First noted in The Washington Post, the move is the latest in expanding business and consumer operations after President Obama announced in December that the United States would begin normalized diplomatic relations with the Caribbean island nation.
Among the industries looking to branch out to Cuba are telecommunications, hospitality, agriculture and healthcare – as well as advocacy and business groups.
Many interests have been pressuring Congress to loosen restrictions on travel and sales of telecommunications and agriculture, as well as reset rules for ship travel between the two former enemies.
According to Post lobbying reporter Catherine Ho, Akin’s new division – which hired Anya Landau French as a senior adviser on Cuba — will advise lobbying and legal strategies as businesses look to enter the Cuban market.
Democratic lobbyist Scott Parven will lead the new program.
With $35.6 million in lobbying fee revenue for 2014, Akin Gump is the largest lobby in the U.S.
Ho notes that among Parven’s lobbying clients are Samsung and Chevron, and he also serves as a top bundler for Hillary Clinton’s presidential campaign. Parven raised $24,700 for Clinton so far in 2015.

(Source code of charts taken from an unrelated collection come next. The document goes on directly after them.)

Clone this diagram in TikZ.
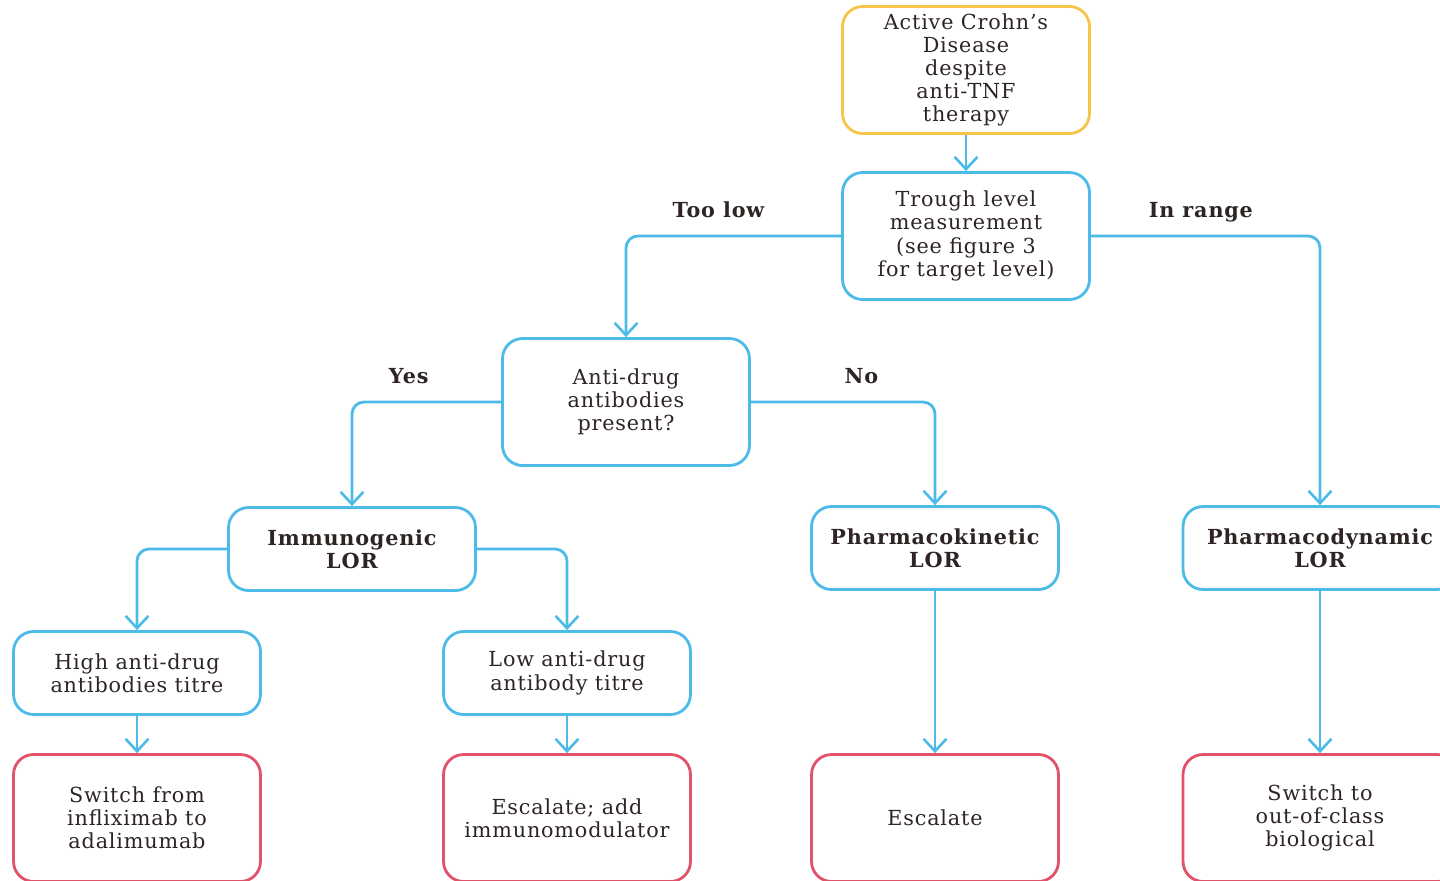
\documentclass[tikz,border=0pt]{standalone}
\usepackage{fontspec}
\setmainfont{DejaVu Serif}[LetterSpace=4]
\usepackage{xcolor}
\usetikzlibrary{arrows.meta, positioning, calc}

\definecolor{flowblue}{HTML}{4DBBE8}
\definecolor{flowyellow}{HTML}{F7C44A}
\definecolor{flowred}{HTML}{E0536A}
\definecolor{flowtext}{HTML}{2E2424}

\begin{document}
\begin{tikzpicture}[
    x=0.02cm, y=-0.02cm,
    >={Straight Barb[length=7pt, width=13pt, line width=1.5pt]},
    step box/.style={
        rectangle,
        draw=flowblue,
        line width=1.6pt,
        rounded corners=0.4cm,
        minimum width=4.94cm,
        minimum height=1.66cm,
        align=center,
        text=flowtext,
        font=\fontsize{11.8}{13.2}\selectfont
    },
    tall box/.style={
        step box,
        minimum height=2.54cm
    },
    start box/.style={
        tall box,
        draw=flowyellow
    },
    action box/.style={
        tall box,
        draw=flowred
    },
    link/.style={
        ->, draw=flowblue, line width=1.6pt, rounded corners=0.24cm
    },
    branch/.style={
        font=\bfseries\fontsize{11.8}{13.2}\selectfont, text=flowtext,
        text height=1.6ex, text depth=0.4ex
    }
]
    \useasboundingbox (0,0) rectangle (1440,880);

    % =========================================================
    % DECISION TREE FOR LOSS OF RESPONSE
    % =========================================================
    \node [start box] (disease) at (966,70) {Active Crohn's\\ Disease\\ despite\\ anti-TNF\\ therapy};

    \node [tall box] (trough) at (966,236) {Trough level\\ measurement\\ (see figure 3\\ for target level)};

    \node [tall box] (antibody) at (626,402) {Anti-drug\\ antibodies\\ present?};

    \node [step box, font=\bfseries\fontsize{11.8}{13.2}\selectfont] (immuno) at (352,549) {Immunogenic\\ LOR};
    \node [step box, font=\bfseries\fontsize{11.8}{13.2}\selectfont] (pkin) at (935,548) {Pharmacokinetic\\ LOR};
    \node [step box, minimum width=5.48cm, font=\bfseries\fontsize{11.8}{13.2}\selectfont] (pdyn) at (1320,548) {Pharmacodynamic\\ LOR};

    \node [step box] (hightitre) at (137,673) {High anti-drug\\ antibodies titre};
    \node [step box] (lowtitre) at (567,673) {Low anti-drug\\ antibody titre};

    \node [action box] (switchdrug) at (137,818) {Switch from\\ infliximab to\\ adalimumab};
    \node [action box] (addimmuno) at (567,818) {Escalate; add\\ immunomodulator};
    \node [action box] (escalate) at (935,818) {Escalate};
    \node [action box, minimum width=5.48cm] (switchclass) at (1320,818) {Switch to\\ out-of-class\\ biological};

    % =========================================================
    % CONNECTIONS
    % =========================================================
    \draw [link] (disease.south) -- (trough.north);
    \draw [link] (trough.west) -| node[branch, pos=0.285, above=0.15cm] {Too low} (antibody.north);
    \draw [link] (trough.east) -| node[branch, pos=0.24, above=0.15cm] {In range} (pdyn.north);
    \draw [link] (antibody.west) -| node[branch, pos=0.31, above=0.15cm] {Yes} (immuno.north);
    \draw [link] (antibody.east) -| node[branch, pos=0.3, above=0.15cm] {No} (pkin.north);
    \draw [link] (immuno.west) -| (hightitre.north);
    \draw [link] (immuno.east) -| (lowtitre.north);

    \draw [link] (hightitre.south) -- (switchdrug.north);
    \draw [link] (lowtitre.south) -- (addimmuno.north);
    \draw [link] (pkin.south) -- (escalate.north);
    \draw [link] (pdyn.south) -- (switchclass.north);

\end{tikzpicture}
\end{document}
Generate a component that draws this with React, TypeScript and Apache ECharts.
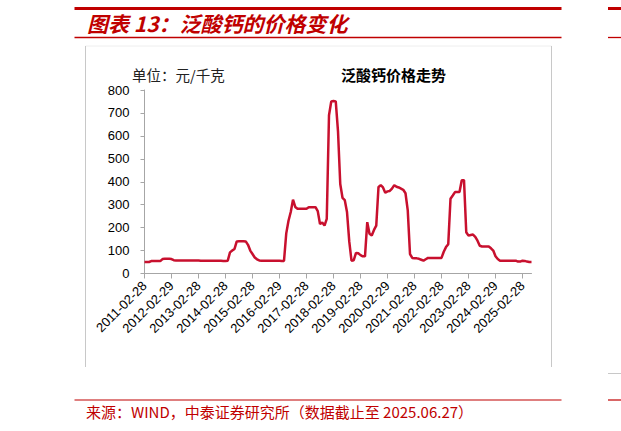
import { useEffect, useRef } from 'react';
import * as echarts from 'echarts';

// 泛酸钙价格（元/千克），月度，2011-02 至 2025-06
const price2011 = [50, 50, 50, 54, 54, 54, 54, 54, 63, 64, 64];
const price2012 = [64, 63, 58, 57, 57, 57, 57, 57, 57, 57, 57, 57];
const price2013 = [57, 57, 56, 56, 56, 56, 56, 56, 56, 56, 56, 56];
const price2014 = [55, 55, 56, 92, 100, 107, 140, 141, 141, 141, 140, 125];
const price2015 = [100, 85, 70, 62, 57, 56, 56, 56, 56, 56, 56, 56];
const price2016 = [56, 56, 55, 55, 175, 230, 268, 322, 290, 282, 282, 282];
const price2017 = [282, 282, 289, 289, 289, 289, 272, 216, 222, 209, 238, 690];
const price2018 = [750, 752, 750, 620, 390, 330, 320, 268, 140, 56, 58, 90];
const price2019 = [88, 80, 75, 75, 224, 173, 166, 190, 209, 377, 385, 375];
const price2020 = [352, 358, 360, 370, 385, 378, 375, 370, 365, 350, 275, 85];
const price2021 = [68, 67, 66, 64, 60, 56, 62, 68, 68, 68, 68, 68];
const price2022 = [68, 68, 95, 115, 128, 326, 340, 355, 355, 355, 407, 407];
const price2023 = [180, 165, 168, 170, 160, 143, 121, 118, 118, 118, 118, 110];
const price2024 = [100, 75, 63, 56, 56, 56, 56, 56, 56, 56, 56, 52];
const price2025 = [52, 56, 55, 52, 50, 50];

const tickLabels = [
  '2011-02-28', '2012-02-29', '2013-02-28', '2014-02-28', '2015-02-28',
  '2016-02-29', '2017-02-28', '2018-02-28', '2019-02-28', '2020-02-29',
  '2021-02-28', '2022-02-28', '2023-02-28', '2024-02-29', '2025-02-28',
];

const yTicks = [0, 100, 200, 300, 400, 500, 600, 700, 800];

const prices = [
  ...price2011, ...price2012, ...price2013, ...price2014, ...price2015,
  ...price2016, ...price2017, ...price2018, ...price2019, ...price2020,
  ...price2021, ...price2022, ...price2023, ...price2024, ...price2025,
];

// one category per month, starting 2011-02
const months = prices.map((_, i) => {
  const total = 2011 * 12 + 1 + i;
  const y = Math.floor(total / 12);
  const m = (total % 12) + 1;
  return `${y}-${String(m).padStart(2, '0')}`;
});

const RED = '#c00000';
const CJK = '"Noto Sans CJK SC", sans-serif';

export default function App() {
  const chartRef = useRef(null);

  useEffect(() => {
    const chart = echarts.init(chartRef.current, null, { renderer: 'svg' });
    const option = {
      animation: false,
      backgroundColor: '#fff',
      grid: { left: 144.5, right: 89.5, top: 90, bottom: 157.5 },
      xAxis: {
        type: 'category',
        data: months,
        boundaryGap: false,
        axisLine: { lineStyle: { color: '#a6a6a6', width: 1 } },
        axisTick: { interval: 11, length: 5, lineStyle: { color: '#a6a6a6' } },
        axisLabel: {
          interval: 11,
          rotate: 45,
          margin: 10,
          fontSize: 13,
          color: '#000',
          fontFamily: '"Liberation Sans", Arial',
          formatter: (_: string, idx: number) => tickLabels[idx / 12] ?? '',
        },
        splitLine: { show: false },
      },
      yAxis: {
        type: 'value',
        min: yTicks[0],
        max: yTicks[yTicks.length - 1],
        interval: 100,
        axisLine: { show: true, lineStyle: { color: '#a6a6a6', width: 1 } },
        axisTick: { show: true, length: 4, lineStyle: { color: '#a6a6a6' } },
        axisLabel: {
          margin: 15,
          fontSize: 13,
          color: '#000',
          fontFamily: '"Liberation Sans", Arial',
        },
        splitLine: { show: false },
      },
      series: [
        {
          name: '泛酸钙',
          type: 'line',
          data: prices,
          symbol: 'none',
          lineStyle: { color: '#c8102e', width: 2.5 },
        },
      ],
      graphic: [
        { type: 'rect', shape: { x: 74.5, y: 7, width: 487, height: 3 }, style: { fill: RED } },
        { type: 'rect', shape: { x: 608, y: 7, width: 13, height: 3 }, style: { fill: RED } },
        {
          type: 'text',
          x: 87,
          y: 23,
          style: {
            text: '图表 13：泛酸钙的价格变化',
            fill: RED,
            font: `italic bold 21px ${CJK}`,
            verticalAlign: 'middle',
          },
        },
        { type: 'line', shape: { x1: 74.5, y1: 37.5, x2: 561.5, y2: 37.5 }, style: { stroke: RED, lineWidth: 1.3 } },
        { type: 'line', shape: { x1: 608, y1: 37.5, x2: 621, y2: 37.5 }, style: { stroke: RED, lineWidth: 1.3 } },
        // chart frame
        { type: 'line', shape: { x1: 85.5, y1: 46, x2: 551.5, y2: 46 }, style: { stroke: '#eeeeee', lineWidth: 1 } },
        { type: 'line', shape: { x1: 85.5, y1: 46, x2: 85.5, y2: 367 }, style: { stroke: '#c8c8c8', lineWidth: 1 } },
        { type: 'line', shape: { x1: 551.5, y1: 46, x2: 551.5, y2: 367 }, style: { stroke: '#c8c8c8', lineWidth: 1 } },
        { type: 'line', shape: { x1: 608, y1: 373.5, x2: 621, y2: 373.5 }, style: { stroke: '#c8c8c8', lineWidth: 1 } },
        {
          type: 'text',
          x: 132,
          y: 74,
          style: { text: '单位：元/千克', fill: '#222', font: `14.5px ${CJK}`, verticalAlign: 'middle' },
        },
        {
          type: 'text',
          x: 341,
          y: 74,
          style: { text: '泛酸钙价格走势', fill: '#000', font: `bold 15px ${CJK}`, verticalAlign: 'middle' },
        },
        // footer
        { type: 'line', shape: { x1: 74.5, y1: 400, x2: 561.5, y2: 400 }, style: { stroke: RED, lineWidth: 1.2 } },
        { type: 'line', shape: { x1: 608, y1: 400, x2: 621, y2: 400 }, style: { stroke: RED, lineWidth: 1.2 } },
        {
          type: 'text',
          x: 86,
          y: 411,
          style: {
            text: '来源：WIND，中泰证券研究所（数据截止至 2025.06.27）',
            fill: RED,
            font: `15px ${CJK}`,
            verticalAlign: 'middle',
          },
        },
      ],
    };
    chart.setOption(option);
    return () => {
      chart.dispose();
    };
  }, []);

  return (
    <div
      ref={chartRef}
      style={{ position: 'absolute', left: 0, top: 0, width: '621px', height: '431px' }}
    />
  );
}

As editor of The Havana Note, Landau French blogs about U.S.-Cuba relations, and has called for ending the embargo. She is a former staffer for ex-Sen. Max Baucus, advising the Montana Democrat on international trade issues.
“Given the president’s bold actions on Cuba, we’re hearing a lot of excitement at the CEO and [general counsel] level from our clients,” Parven told The Post in a recent interview. “They are very excited and progressive about this, seeing it as a tremendous business opportunity. They’re seeing the long game. Companies want to make sure they’re doing everything right to enter the market the right way and establishing the right reputation.”
As the administration continues to push for formal relations with Cuba, the interest of lobbyists also increased.
However, Congress must officially lift sanctions against Cuba and Republicans strongly oppose the idea. While Senate appropriators approved measures to roll back a few restrictions, it is doubtful any meaningful changes will pass both chambers in the near future.